Goal of the exercise:
Extract the full listing verbatim and drop any pictures from your copy.

Data section:
______________________________

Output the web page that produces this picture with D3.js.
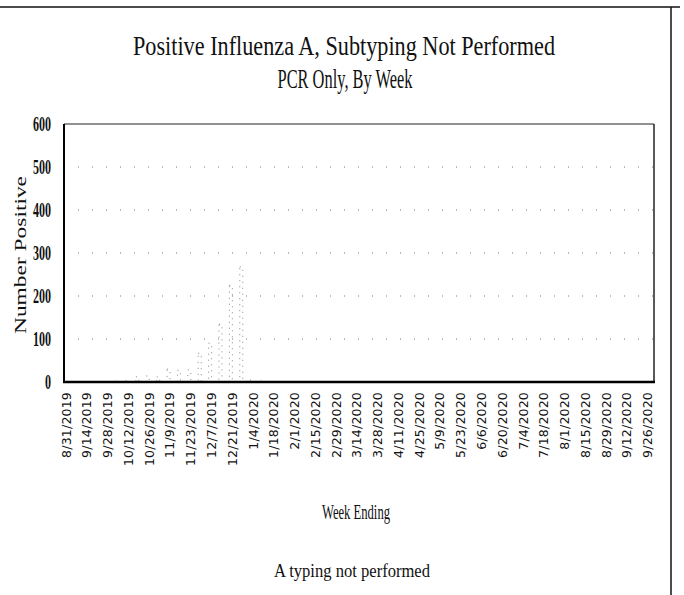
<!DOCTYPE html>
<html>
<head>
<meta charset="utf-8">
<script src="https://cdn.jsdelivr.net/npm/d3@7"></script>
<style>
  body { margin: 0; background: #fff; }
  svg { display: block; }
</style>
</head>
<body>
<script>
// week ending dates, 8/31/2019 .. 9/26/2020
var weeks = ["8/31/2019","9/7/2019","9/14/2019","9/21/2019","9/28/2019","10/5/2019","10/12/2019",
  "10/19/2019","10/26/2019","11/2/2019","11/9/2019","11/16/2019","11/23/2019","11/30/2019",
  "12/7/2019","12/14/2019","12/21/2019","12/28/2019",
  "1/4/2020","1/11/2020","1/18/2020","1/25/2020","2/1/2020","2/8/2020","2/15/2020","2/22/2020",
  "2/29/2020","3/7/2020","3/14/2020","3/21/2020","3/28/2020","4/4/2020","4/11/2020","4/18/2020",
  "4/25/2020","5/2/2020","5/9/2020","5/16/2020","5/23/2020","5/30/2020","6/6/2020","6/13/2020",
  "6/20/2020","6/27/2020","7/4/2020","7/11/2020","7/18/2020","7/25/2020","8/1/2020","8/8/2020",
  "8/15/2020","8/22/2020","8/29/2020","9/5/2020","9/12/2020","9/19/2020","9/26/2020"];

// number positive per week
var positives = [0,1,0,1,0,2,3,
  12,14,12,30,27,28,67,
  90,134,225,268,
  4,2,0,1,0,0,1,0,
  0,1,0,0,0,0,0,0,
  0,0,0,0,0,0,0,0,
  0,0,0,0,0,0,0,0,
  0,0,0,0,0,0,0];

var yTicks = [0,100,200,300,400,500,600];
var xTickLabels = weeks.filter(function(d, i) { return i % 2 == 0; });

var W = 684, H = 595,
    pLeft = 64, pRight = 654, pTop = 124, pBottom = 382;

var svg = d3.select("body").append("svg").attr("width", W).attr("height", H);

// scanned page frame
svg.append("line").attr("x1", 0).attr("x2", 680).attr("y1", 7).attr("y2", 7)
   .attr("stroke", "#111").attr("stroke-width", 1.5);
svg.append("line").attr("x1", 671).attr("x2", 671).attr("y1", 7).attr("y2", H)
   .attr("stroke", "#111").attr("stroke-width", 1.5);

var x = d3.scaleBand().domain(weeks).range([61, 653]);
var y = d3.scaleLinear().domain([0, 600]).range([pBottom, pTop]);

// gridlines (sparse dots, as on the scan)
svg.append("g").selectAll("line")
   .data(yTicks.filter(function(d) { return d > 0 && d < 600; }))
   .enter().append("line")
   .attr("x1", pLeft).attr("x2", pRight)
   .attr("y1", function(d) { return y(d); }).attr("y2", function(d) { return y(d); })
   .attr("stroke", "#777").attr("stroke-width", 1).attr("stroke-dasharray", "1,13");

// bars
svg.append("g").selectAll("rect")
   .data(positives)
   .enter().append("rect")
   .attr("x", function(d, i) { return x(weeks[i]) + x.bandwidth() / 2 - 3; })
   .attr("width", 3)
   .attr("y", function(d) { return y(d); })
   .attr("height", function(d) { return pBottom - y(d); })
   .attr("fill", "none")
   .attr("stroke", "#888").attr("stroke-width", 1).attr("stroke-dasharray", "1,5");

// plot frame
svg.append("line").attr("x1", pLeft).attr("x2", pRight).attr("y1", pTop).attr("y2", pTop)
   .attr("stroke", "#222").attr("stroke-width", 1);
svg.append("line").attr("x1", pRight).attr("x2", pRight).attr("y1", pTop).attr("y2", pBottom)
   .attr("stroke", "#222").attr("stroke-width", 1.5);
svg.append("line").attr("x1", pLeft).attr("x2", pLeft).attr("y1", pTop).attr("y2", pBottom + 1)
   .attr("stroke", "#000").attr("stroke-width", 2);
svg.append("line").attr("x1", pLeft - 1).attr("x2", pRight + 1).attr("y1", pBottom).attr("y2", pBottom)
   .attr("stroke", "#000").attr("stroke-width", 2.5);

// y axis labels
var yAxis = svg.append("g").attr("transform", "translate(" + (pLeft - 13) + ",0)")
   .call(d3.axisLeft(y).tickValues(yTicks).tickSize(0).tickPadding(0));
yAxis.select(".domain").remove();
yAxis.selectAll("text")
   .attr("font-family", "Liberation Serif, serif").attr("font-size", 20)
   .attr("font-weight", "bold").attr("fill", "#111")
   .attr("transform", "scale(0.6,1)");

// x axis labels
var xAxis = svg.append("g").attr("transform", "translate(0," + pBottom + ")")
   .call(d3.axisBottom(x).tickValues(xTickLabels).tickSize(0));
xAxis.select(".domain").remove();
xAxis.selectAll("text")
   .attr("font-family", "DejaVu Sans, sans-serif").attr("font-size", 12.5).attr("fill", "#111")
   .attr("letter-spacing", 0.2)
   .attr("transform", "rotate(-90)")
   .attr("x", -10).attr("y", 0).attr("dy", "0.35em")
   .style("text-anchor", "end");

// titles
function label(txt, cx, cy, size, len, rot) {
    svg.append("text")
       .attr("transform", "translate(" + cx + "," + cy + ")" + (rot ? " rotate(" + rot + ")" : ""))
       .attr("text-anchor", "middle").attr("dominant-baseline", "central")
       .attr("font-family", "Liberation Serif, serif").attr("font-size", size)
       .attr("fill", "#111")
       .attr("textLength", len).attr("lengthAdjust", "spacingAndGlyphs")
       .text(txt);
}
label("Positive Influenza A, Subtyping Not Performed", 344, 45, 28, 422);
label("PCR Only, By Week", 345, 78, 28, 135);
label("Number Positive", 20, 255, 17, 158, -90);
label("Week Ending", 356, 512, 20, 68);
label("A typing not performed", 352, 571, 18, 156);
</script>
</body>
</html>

______________________________

Result of the exercise:
Output the web page that produces this picture with D3.js.
<!DOCTYPE html>
<html>
<head>
<meta charset="utf-8">
<script src="https://cdn.jsdelivr.net/npm/d3@7"></script>
<style>
  body { margin: 0; background: #fff; }
  svg { display: block; }
</style>
</head>
<body>
<script>
// week ending dates, 8/31/2019 .. 9/26/2020
var weeks = ["8/31/2019","9/7/2019","9/14/2019","9/21/2019","9/28/2019","10/5/2019","10/12/2019",
  "10/19/2019","10/26/2019","11/2/2019","11/9/2019","11/16/2019","11/23/2019","11/30/2019",
  "12/7/2019","12/14/2019","12/21/2019","12/28/2019",
  "1/4/2020","1/11/2020","1/18/2020","1/25/2020","2/1/2020","2/8/2020","2/15/2020","2/22/2020",
  "2/29/2020","3/7/2020","3/14/2020","3/21/2020","3/28/2020","4/4/2020","4/11/2020","4/18/2020",
  "4/25/2020","5/2/2020","5/9/2020","5/16/2020","5/23/2020","5/30/2020","6/6/2020","6/13/2020",
  "6/20/2020","6/27/2020","7/4/2020","7/11/2020","7/18/2020","7/25/2020","8/1/2020","8/8/2020",
  "8/15/2020","8/22/2020","8/29/2020","9/5/2020","9/12/2020","9/19/2020","9/26/2020"];

// number positive per week
var positives = [0,1,0,1,0,2,3,
  12,14,12,30,27,28,67,
  90,134,225,268,
  4,2,0,1,0,0,1,0,
  0,1,0,0,0,0,0,0,
  0,0,0,0,0,0,0,0,
  0,0,0,0,0,0,0,0,
  0,0,0,0,0,0,0];

var yTicks = [0,100,200,300,400,500,600];
var xTickLabels = weeks.filter(function(d, i) { return i % 2 == 0; });

var W = 684, H = 595,
    pLeft = 64, pRight = 654, pTop = 124, pBottom = 382;

var svg = d3.select("body").append("svg").attr("width", W).attr("height", H);

// scanned page frame
svg.append("line").attr("x1", 0).attr("x2", 680).attr("y1", 7).attr("y2", 7)
   .attr("stroke", "#111").attr("stroke-width", 1.5);
svg.append("line").attr("x1", 671).attr("x2", 671).attr("y1", 7).attr("y2", H)
   .attr("stroke", "#111").attr("stroke-width", 1.5);

var x = d3.scaleBand().domain(weeks).range([61, 653]);
var y = d3.scaleLinear().domain([0, 600]).range([pBottom, pTop]);

// gridlines (sparse dots, as on the scan)
svg.append("g").selectAll("line")
   .data(yTicks.filter(function(d) { return d > 0 && d < 600; }))
   .enter().append("line")
   .attr("x1", pLeft).attr("x2", pRight)
   .attr("y1", function(d) { return y(d); }).attr("y2", function(d) { return y(d); })
   .attr("stroke", "#777").attr("stroke-width", 1).attr("stroke-dasharray", "1,13");

// bars
svg.append("g").selectAll("rect")
   .data(positives)
   .enter().append("rect")
   .attr("x", function(d, i) { return x(weeks[i]) + x.bandwidth() / 2 - 3; })
   .attr("width", 3)
   .attr("y", function(d) { return y(d); })
   .attr("height", function(d) { return pBottom - y(d); })
   .attr("fill", "none")
   .attr("stroke", "#888").attr("stroke-width", 1).attr("stroke-dasharray", "1,5");

// plot frame
svg.append("line").attr("x1", pLeft).attr("x2", pRight).attr("y1", pTop).attr("y2", pTop)
   .attr("stroke", "#222").attr("stroke-width", 1);
svg.append("line").attr("x1", pRight).attr("x2", pRight).attr("y1", pTop).attr("y2", pBottom)
   .attr("stroke", "#222").attr("stroke-width", 1.5);
svg.append("line").attr("x1", pLeft).attr("x2", pLeft).attr("y1", pTop).attr("y2", pBottom + 1)
   .attr("stroke", "#000").attr("stroke-width", 2);
svg.append("line").attr("x1", pLeft - 1).attr("x2", pRight + 1).attr("y1", pBottom).attr("y2", pBottom)
   .attr("stroke", "#000").attr("stroke-width", 2.5);

// y axis labels
var yAxis = svg.append("g").attr("transform", "translate(" + (pLeft - 13) + ",0)")
   .call(d3.axisLeft(y).tickValues(yTicks).tickSize(0).tickPadding(0));
yAxis.select(".domain").remove();
yAxis.selectAll("text")
   .attr("font-family", "Liberation Serif, serif").attr("font-size", 20)
   .attr("font-weight", "bold").attr("fill", "#111")
   .attr("transform", "scale(0.6,1)");

// x axis labels
var xAxis = svg.append("g").attr("transform", "translate(0," + pBottom + ")")
   .call(d3.axisBottom(x).tickValues(xTickLabels).tickSize(0));
xAxis.select(".domain").remove();
xAxis.selectAll("text")
   .attr("font-family", "DejaVu Sans, sans-serif").attr("font-size", 12.5).attr("fill", "#111")
   .attr("letter-spacing", 0.2)
   .attr("transform", "rotate(-90)")
   .attr("x", -10).attr("y", 0).attr("dy", "0.35em")
   .style("text-anchor", "end");

// titles
function label(txt, cx, cy, size, len, rot) {
    svg.append("text")
       .attr("transform", "translate(" + cx + "," + cy + ")" + (rot ? " rotate(" + rot + ")" : ""))
       .attr("text-anchor", "middle").attr("dominant-baseline", "central")
       .attr("font-family", "Liberation Serif, serif").attr("font-size", size)
       .attr("fill", "#111")
       .attr("textLength", len).attr("lengthAdjust", "spacingAndGlyphs")
       .text(txt);
}
label("Positive Influenza A, Subtyping Not Performed", 344, 45, 28, 422);
label("PCR Only, By Week", 345, 78, 28, 135);
label("Number Positive", 20, 255, 17, 158, -90);
label("Week Ending", 356, 512, 20, 68);
label("A typing not performed", 352, 571, 18, 156);
</script>
</body>
</html>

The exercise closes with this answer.